** Begin **

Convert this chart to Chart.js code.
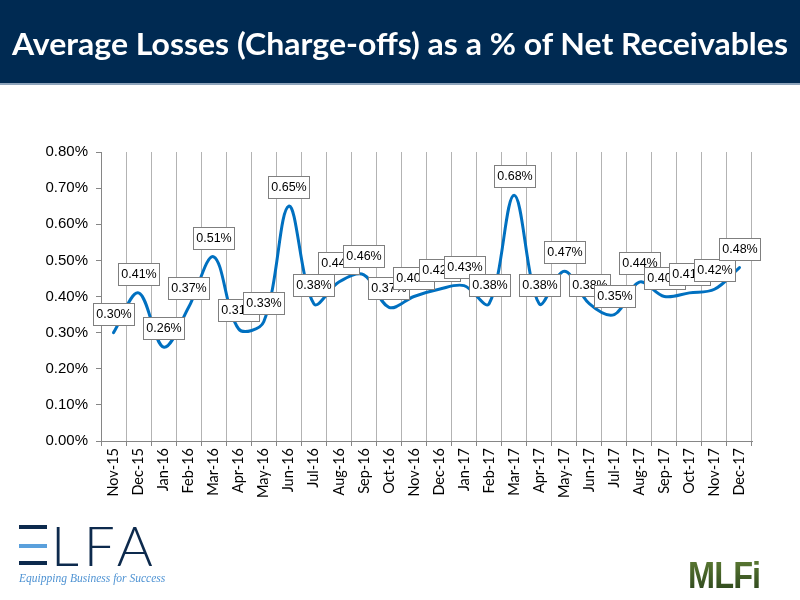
<!DOCTYPE html>
<html>
<head>
<meta charset="utf-8">
<script src="https://cdn.jsdelivr.net/npm/chart.js@4.4.0/dist/chart.umd.min.js"></script>
<style>
  body { margin: 0; width: 800px; height: 600px; position: relative; overflow: hidden; background: #fff; }
  #band { position: absolute; left: 0; top: 0; width: 800px; height: 83px; background: #002a52; border-bottom: 2px solid #8ea4bb; }
  #title { position: absolute; left: 0; top: 0; width: 800px; height: 83px; text-align: center;
           color: #fff; font: bold 31px Lato, "Open Sans", sans-serif; line-height: 86px; white-space: nowrap; }
  #title span { display: inline-block; transform-origin: center; }
  #chart { position: absolute; left: 0; top: 0; }
  .bar { position: absolute; left: 19px; width: 28px; height: 4px; background: #0d2a4d; }
  #lfa { position: absolute; left: 51px; top: 510px; font: 300 55px Lato, sans-serif; color: #0d2a4d; letter-spacing: 5px; line-height: 70px; }
  #tag { position: absolute; left: 19px; top: 571px; font: italic 12px "Liberation Serif", "DejaVu Serif", serif; color: #4f93d3;
         white-space: nowrap; transform-origin: left top; }
  #mlfi { position: absolute; left: 688px; top: 556px; font: bold 37px "Liberation Sans Narrow", "Liberation Sans", sans-serif;
          line-height: 40px; letter-spacing: -1px; background: linear-gradient(#607f35, #27401a); -webkit-background-clip: text;
          color: transparent; transform-origin: left top; white-space: nowrap; }
</style>
</head>
<body>
<div id="band"></div>
<div id="title"><span>Average Losses (Charge-offs) as a % of Net Receivables</span></div>

<div class="bar" style="top:525px"></div>
<div class="bar" style="top:544px; background:#5aa0dc"></div>
<div class="bar" style="top:561px"></div>
<div id="lfa">LFA</div>
<div id="tag">Equipping Business for Success</div>
<div id="mlfi">MLFi</div>

<canvas id="chart" width="800" height="600"></canvas>

<script>
// months on the x axis
const months = ['Nov-15', 'Dec-15', 'Jan-16', 'Feb-16', 'Mar-16', 'Apr-16', 'May-16', 'Jun-16', 'Jul-16',
  'Aug-16', 'Sep-16', 'Oct-16', 'Nov-16', 'Dec-16', 'Jan-17', 'Feb-17', 'Mar-17', 'Apr-17', 'May-17',
  'Jun-17', 'Jul-17', 'Aug-17', 'Sep-17', 'Oct-17', 'Nov-17', 'Dec-17'];

// average losses, % of net receivables
const lossRates = [0.30, 0.41, 0.26, 0.37, 0.51, 0.31, 0.33, 0.65, 0.38, 0.44, 0.46, 0.37, 0.40,
  0.42, 0.43, 0.38, 0.68, 0.38, 0.47, 0.38, 0.35, 0.44, 0.40, 0.41, 0.42, 0.48];

// y axis ticks
const yTicks = [0.0, 0.1, 0.2, 0.3, 0.4, 0.5, 0.6, 0.7, 0.8];

// squeeze text to the widths on the original slide
function fitWidth(el, w) {
  el.style.transform = 'scaleX(' + (w / el.offsetWidth) + ')';
}
fitWidth(document.querySelector('#title span'), 776);
fitWidth(document.getElementById('tag'), 146);
fitWidth(document.getElementById('mlfi'), 72);

// boxed value labels above each point
const boxLabels = {
  id: 'boxLabels',
  afterDatasetsDraw(chart) {
    const ctx = chart.ctx;
    const meta = chart.getDatasetMeta(0);
    ctx.save();
    ctx.font = '12.5px "Liberation Sans", Arial, sans-serif';
    ctx.textAlign = 'center';
    ctx.textBaseline = 'middle';
    meta.data.forEach((pt, i) => {
      const txt = lossRates[i].toFixed(2) + '%';
      const w = Math.round(ctx.measureText(txt).width) + 6;
      const h = 22;
      const x0 = Math.round(pt.x - w / 2) + 0.5;
      const y0 = Math.round(pt.y - 19 - h / 2) + 0.5;
      ctx.fillStyle = '#fff';
      ctx.fillRect(x0, y0, w, h);
      ctx.strokeStyle = '#7f7f7f';
      ctx.lineWidth = 1;
      ctx.strokeRect(x0, y0, w, h);
      ctx.fillStyle = '#000';
      ctx.fillText(txt, x0 + w / 2, y0 + h / 2 + 0.5);
    });
    ctx.restore();
  }
};

new Chart(document.getElementById('chart'), {
  type: 'line',
  data: {
    labels: months,
    datasets: [{
      data: lossRates,
      borderColor: '#0070c0',
      borderWidth: 3,
      borderCapStyle: 'round',
      tension: 0.35,
      pointRadius: 0,
      fill: false
    }]
  },
  options: {
    responsive: false,
    animation: false,
    devicePixelRatio: 1,
    layout: { padding: { top: 152, right: 48, left: 0, bottom: 0 } },
    plugins: { legend: { display: false }, tooltip: { enabled: false } },
    scales: {
      x: {
        offset: true,
        afterFit(s) { s.height = 159; },
        grid: { offset: true, color: '#b3b3b3', tickColor: '#868686', tickLength: 5 },
        border: { color: '#868686' },
        ticks: { minRotation: 90, maxRotation: 90, autoSkip: false, padding: 2, color: '#000',
                 font: { family: 'Lato', size: 14.5 } }
      },
      y: {
        min: 0,
        max: 0.8,
        afterFit(s) { s.width = 101; },
        afterBuildTicks(s) { s.ticks = yTicks.map(v => ({ value: v })); },
        grid: { drawOnChartArea: false, tickColor: '#868686', tickLength: 5 },
        border: { color: '#868686' },
        ticks: { padding: 8, color: '#000', font: { family: 'Liberation Sans', size: 15 },
                 callback: v => v.toFixed(2) + '%' }
      }
    }
  },
  plugins: [boxLabels]
});
</script>
</body>
</html>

** End **

Requirements
Quote the material exactly. Pictures stay out.

The completed task
Convert this chart to Chart.js code.
<!DOCTYPE html>
<html>
<head>
<meta charset="utf-8">
<script src="https://cdn.jsdelivr.net/npm/chart.js@4.4.0/dist/chart.umd.min.js"></script>
<style>
  body { margin: 0; width: 800px; height: 600px; position: relative; overflow: hidden; background: #fff; }
  #band { position: absolute; left: 0; top: 0; width: 800px; height: 83px; background: #002a52; border-bottom: 2px solid #8ea4bb; }
  #title { position: absolute; left: 0; top: 0; width: 800px; height: 83px; text-align: center;
           color: #fff; font: bold 31px Lato, "Open Sans", sans-serif; line-height: 86px; white-space: nowrap; }
  #title span { display: inline-block; transform-origin: center; }
  #chart { position: absolute; left: 0; top: 0; }
  .bar { position: absolute; left: 19px; width: 28px; height: 4px; background: #0d2a4d; }
  #lfa { position: absolute; left: 51px; top: 510px; font: 300 55px Lato, sans-serif; color: #0d2a4d; letter-spacing: 5px; line-height: 70px; }
  #tag { position: absolute; left: 19px; top: 571px; font: italic 12px "Liberation Serif", "DejaVu Serif", serif; color: #4f93d3;
         white-space: nowrap; transform-origin: left top; }
  #mlfi { position: absolute; left: 688px; top: 556px; font: bold 37px "Liberation Sans Narrow", "Liberation Sans", sans-serif;
          line-height: 40px; letter-spacing: -1px; background: linear-gradient(#607f35, #27401a); -webkit-background-clip: text;
          color: transparent; transform-origin: left top; white-space: nowrap; }
</style>
</head>
<body>
<div id="band"></div>
<div id="title"><span>Average Losses (Charge-offs) as a % of Net Receivables</span></div>

<div class="bar" style="top:525px"></div>
<div class="bar" style="top:544px; background:#5aa0dc"></div>
<div class="bar" style="top:561px"></div>
<div id="lfa">LFA</div>
<div id="tag">Equipping Business for Success</div>
<div id="mlfi">MLFi</div>

<canvas id="chart" width="800" height="600"></canvas>

<script>
// months on the x axis
const months = ['Nov-15', 'Dec-15', 'Jan-16', 'Feb-16', 'Mar-16', 'Apr-16', 'May-16', 'Jun-16', 'Jul-16',
  'Aug-16', 'Sep-16', 'Oct-16', 'Nov-16', 'Dec-16', 'Jan-17', 'Feb-17', 'Mar-17', 'Apr-17', 'May-17',
  'Jun-17', 'Jul-17', 'Aug-17', 'Sep-17', 'Oct-17', 'Nov-17', 'Dec-17'];

// average losses, % of net receivables
const lossRates = [0.30, 0.41, 0.26, 0.37, 0.51, 0.31, 0.33, 0.65, 0.38, 0.44, 0.46, 0.37, 0.40,
  0.42, 0.43, 0.38, 0.68, 0.38, 0.47, 0.38, 0.35, 0.44, 0.40, 0.41, 0.42, 0.48];

// y axis ticks
const yTicks = [0.0, 0.1, 0.2, 0.3, 0.4, 0.5, 0.6, 0.7, 0.8];

// squeeze text to the widths on the original slide
function fitWidth(el, w) {
  el.style.transform = 'scaleX(' + (w / el.offsetWidth) + ')';
}
fitWidth(document.querySelector('#title span'), 776);
fitWidth(document.getElementById('tag'), 146);
fitWidth(document.getElementById('mlfi'), 72);

// boxed value labels above each point
const boxLabels = {
  id: 'boxLabels',
  afterDatasetsDraw(chart) {
    const ctx = chart.ctx;
    const meta = chart.getDatasetMeta(0);
    ctx.save();
    ctx.font = '12.5px "Liberation Sans", Arial, sans-serif';
    ctx.textAlign = 'center';
    ctx.textBaseline = 'middle';
    meta.data.forEach((pt, i) => {
      const txt = lossRates[i].toFixed(2) + '%';
      const w = Math.round(ctx.measureText(txt).width) + 6;
      const h = 22;
      const x0 = Math.round(pt.x - w / 2) + 0.5;
      const y0 = Math.round(pt.y - 19 - h / 2) + 0.5;
      ctx.fillStyle = '#fff';
      ctx.fillRect(x0, y0, w, h);
      ctx.strokeStyle = '#7f7f7f';
      ctx.lineWidth = 1;
      ctx.strokeRect(x0, y0, w, h);
      ctx.fillStyle = '#000';
      ctx.fillText(txt, x0 + w / 2, y0 + h / 2 + 0.5);
    });
    ctx.restore();
  }
};

new Chart(document.getElementById('chart'), {
  type: 'line',
  data: {
    labels: months,
    datasets: [{
      data: lossRates,
      borderColor: '#0070c0',
      borderWidth: 3,
      borderCapStyle: 'round',
      tension: 0.35,
      pointRadius: 0,
      fill: false
    }]
  },
  options: {
    responsive: false,
    animation: false,
    devicePixelRatio: 1,
    layout: { padding: { top: 152, right: 48, left: 0, bottom: 0 } },
    plugins: { legend: { display: false }, tooltip: { enabled: false } },
    scales: {
      x: {
        offset: true,
        afterFit(s) { s.height = 159; },
        grid: { offset: true, color: '#b3b3b3', tickColor: '#868686', tickLength: 5 },
        border: { color: '#868686' },
        ticks: { minRotation: 90, maxRotation: 90, autoSkip: false, padding: 2, color: '#000',
                 font: { family: 'Lato', size: 14.5 } }
      },
      y: {
        min: 0,
        max: 0.8,
        afterFit(s) { s.width = 101; },
        afterBuildTicks(s) { s.ticks = yTicks.map(v => ({ value: v })); },
        grid: { drawOnChartArea: false, tickColor: '#868686', tickLength: 5 },
        border: { color: '#868686' },
        ticks: { padding: 8, color: '#000', font: { family: 'Liberation Sans', size: 15 },
                 callback: v => v.toFixed(2) + '%' }
      }
    }
  },
  plugins: [boxLabels]
});
</script>
</body>
</html>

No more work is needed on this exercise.